I’ve often had the discussion with my friends and peers – what if we were teenagers today? What if, on top of all the normal teenage angst, you have to deal with all the social media pressure, its loneliness and the ease of access it brings to stuff we were quite sheltered from. This is more or less the premise of HBO’s latest hit, Euphoria.
The Nature Of The Teen Drama
Every generation has its provocative, boundary-pushing piece of popular culture that tries to paint a picture of ‘how young people live now’. Euphoria is an exploration of the deep-seated disconnection of Gen Z. These works are designed to be micro horror scenarios set to entice moral panic at the revelation of how we are unable to save these kids from themselves.
So, how does Euphoria describe these Gen Z’s? They are the post 9/11 children dealing with obscene DMs from strangers, active-shooter training at school and always consuming content – a lot of which is ubiquitous, hard-core porn. It seems like the days of the jocks and cheerleaders are gone, making way for the sexually adventurous, the morally ambiguous and the weird and bizarre – think Billie Eilish.

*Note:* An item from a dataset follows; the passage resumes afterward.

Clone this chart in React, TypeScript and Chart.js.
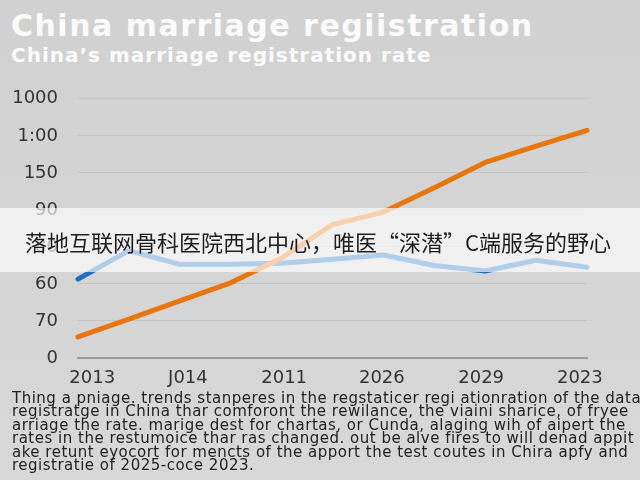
import { useEffect, useRef } from "react";
import { Chart, registerables } from "chart.js";

Chart.register(...registerables);

// x labels as printed under the axis, and where they sit on the point index scale
const xLabels = ["2013", "J014", "2011", "2026", "2029", "2023"];
const xLabelSpots = [0.28, 2.16, 4.05, 5.97, 7.92, 9.86];

// y labels as printed, one per gridline from the bottom
const yTickLabels = ["0", "70", "60", "80", "90", "150", "1:00", "1000"];

// series, in gridline units
const orangeSeries = [0.57, 1.05, 1.54, 2.03, 2.7, 3.6, 3.94, 4.6, 5.28, 5.72, 6.15];
const blueSeries = [2.13, 2.9, 2.53, 2.53, 2.56, 2.67, 2.78, 2.5, 2.35, 2.64, 2.45];

const bodyLines = [
  "Thing a pniage. trends stanperes in the regstaticer regi ationration of the data",
  "registratge in China thar comforont the rewilance, the viaini sharice, of fryee",
  "arriage the rate. marige dest for chartas, or Cunda, alaging wih of aipert the",
  "rates in the restumoice thar ras changed. out be alve fires to will denad appit",
  "ake retunt eyocort for mencts of the apport the test coutes in Chira apfy and",
  "registratie of 2025-coce 2023.",
];

const bannerText = "落地互联网骨科医院西北中心，唯医“深潜”C端服务的野心";

function LineChart() {
  const chartRef = useRef<HTMLCanvasElement>(null);
  const chartInstance = useRef<Chart | null>(null);

  useEffect(() => {
    if (!chartRef.current) return;
    const ctx = chartRef.current.getContext("2d");
    if (!ctx) return;

    const toPoints = (arr: number[]) => arr.map((y, i) => ({ x: i, y }));

    chartInstance.current = new Chart(ctx, {
      type: "line",
      data: {
        datasets: [
          {
            label: "orange",
            data: toPoints(orangeSeries),
            borderColor: "#e8760f",
            borderWidth: 5,
            borderCapStyle: "round",
            borderJoinStyle: "round",
            pointRadius: 0,
            clip: false,
          },
          {
            label: "blue",
            data: toPoints(blueSeries),
            borderColor: "#1c6fc2",
            borderWidth: 5,
            borderCapStyle: "round",
            borderJoinStyle: "round",
            pointRadius: 0,
            clip: false,
          },
        ],
      },
      options: {
        animation: false,
        responsive: true,
        maintainAspectRatio: false,
        layout: { padding: { top: 18, right: 53, left: 0, bottom: 0 } },
        plugins: {
          legend: { display: false },
          tooltip: { enabled: false },
        },
        scales: {
          x: {
            type: "linear",
            min: 0,
            max: 10,
            afterBuildTicks: (scale: any) => {
              scale.ticks = xLabelSpots.map((v) => ({ value: v }));
            },
            afterFit: (scale: any) => {
              scale.height = 32;
            },
            grid: { display: false, drawTicks: false },
            border: { display: true, color: "#9c9c9c", width: 2 },
            ticks: {
              autoSkip: false,
              maxRotation: 0,
              padding: 10,
              color: "#333",
              font: { family: "DejaVu Sans", size: 18 },
              callback: (_v: any, i: number) => xLabels[i],
            },
          },
          y: {
            min: 0,
            max: 7,
            afterFit: (scale: any) => {
              scale.width = 78;
            },
            grid: { color: "#c4c4c4", lineWidth: 1, drawTicks: false },
            border: { display: false },
            ticks: {
              stepSize: 1,
              padding: 20,
              color: "#333",
              font: { family: "DejaVu Sans", size: 18 },
              callback: (v: any) => yTickLabels[v],
            },
          },
        },
      },
    });

    return () => chartInstance.current?.destroy();
  }, []);

  return <canvas ref={chartRef} />;
}

export default function App() {
  useEffect(() => {
    document.body.style.margin = "0";
  }, []);

  return (
    <div
      style={{
        position: "relative",
        width: 640,
        height: 480,
        overflow: "hidden",
        background: "linear-gradient(#d1d1d1, #d8d8d8)",
      }}
    >
      <div
        style={{
          position: "absolute",
          left: 11,
          top: 11,
          color: "#fbfbfb",
          fontFamily: "'DejaVu Sans'",
          fontWeight: 700,
          fontSize: 30,
          letterSpacing: 1.5,
          lineHeight: 1,
          whiteSpace: "nowrap",
        }}
      >
        China marriage regiistration
      </div>
      <div
        style={{
          position: "absolute",
          left: 11,
          top: 45,
          color: "#fbfbfb",
          fontFamily: "'DejaVu Sans'",
          fontWeight: 700,
          fontSize: 20,
          letterSpacing: 1,
          lineHeight: 1,
          whiteSpace: "nowrap",
        }}
      >
        China’s marriage registration rate
      </div>
      <div style={{ position: "absolute", left: 0, top: 68, width: 640, height: 322 }}>
        <LineChart />
      </div>
      <div
        style={{
          position: "absolute",
          left: 0,
          top: 208,
          width: 640,
          height: 64,
          background: "rgba(255,255,255,0.66)",
          color: "#1e1e1e",
          fontFamily: "'Noto Sans CJK SC'",
          fontSize: 22,
          lineHeight: "66px",
          paddingLeft: 25,
          boxSizing: "border-box",
          whiteSpace: "nowrap",
        }}
      >
        {bannerText}
      </div>
      <div
        style={{
          position: "absolute",
          left: 12,
          top: 392,
          color: "#222",
          fontFamily: "'DejaVu Sans'",
          fontSize: 15,
          letterSpacing: 0.5,
          lineHeight: "13.4px",
          whiteSpace: "pre",
        }}
      >
        {bodyLines.join("\n")}
      </div>
    </div>
  );
}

The series is shot beautifully, with many of close-ups, expressions, and a dream-like hue. It seems as if the camera feels along with the characters – the light streaming in while bustling through the mania, and reduced to dark corners and moody lighting in the depression.
The narrator and main character, Rue, is portrayed by The Disney Channel’s Zendaya who does an amazing job of jumping from being a cynical, hardened addict to being a vulnerable teenager. A lot of the shots are just of her expression and she masterfully shows both the elation she feels as well as the intense pain.
The series has a weird way of one side driving Rue’s narrative of trying to navigate post-rehab life, while the other side interludes with scenes clearly meant to outrage and shock. Scenes bordering on rape, and excessive nudity can sometimes feel more obscene and exploitative, rather than truly pushing the narrative forward. All-in-all, this is going to be a series that people will be talking about for quite some time.
*I have to warn you if you suffer from a mental illness, such as depression or anxiety, this series might be a trigger for you.
Official HBO Synopsis
Following a group of high school students as they navigate love and friendships in a world of drugs, sex, trauma and social media, the series will be executive produced by Drake, along with manager Future the Prince. The ensemble cast includes: actor and singer Zendaya, Maude Apatow (Girls), Angus Cloud, Eric Dane, Alexa Demie, Jacob Elordi, Barbie Ferreira, Nika King, Storm Reid, Hunter Schafer, Algee Smith and Sydney Sweeney (Sharp Objects).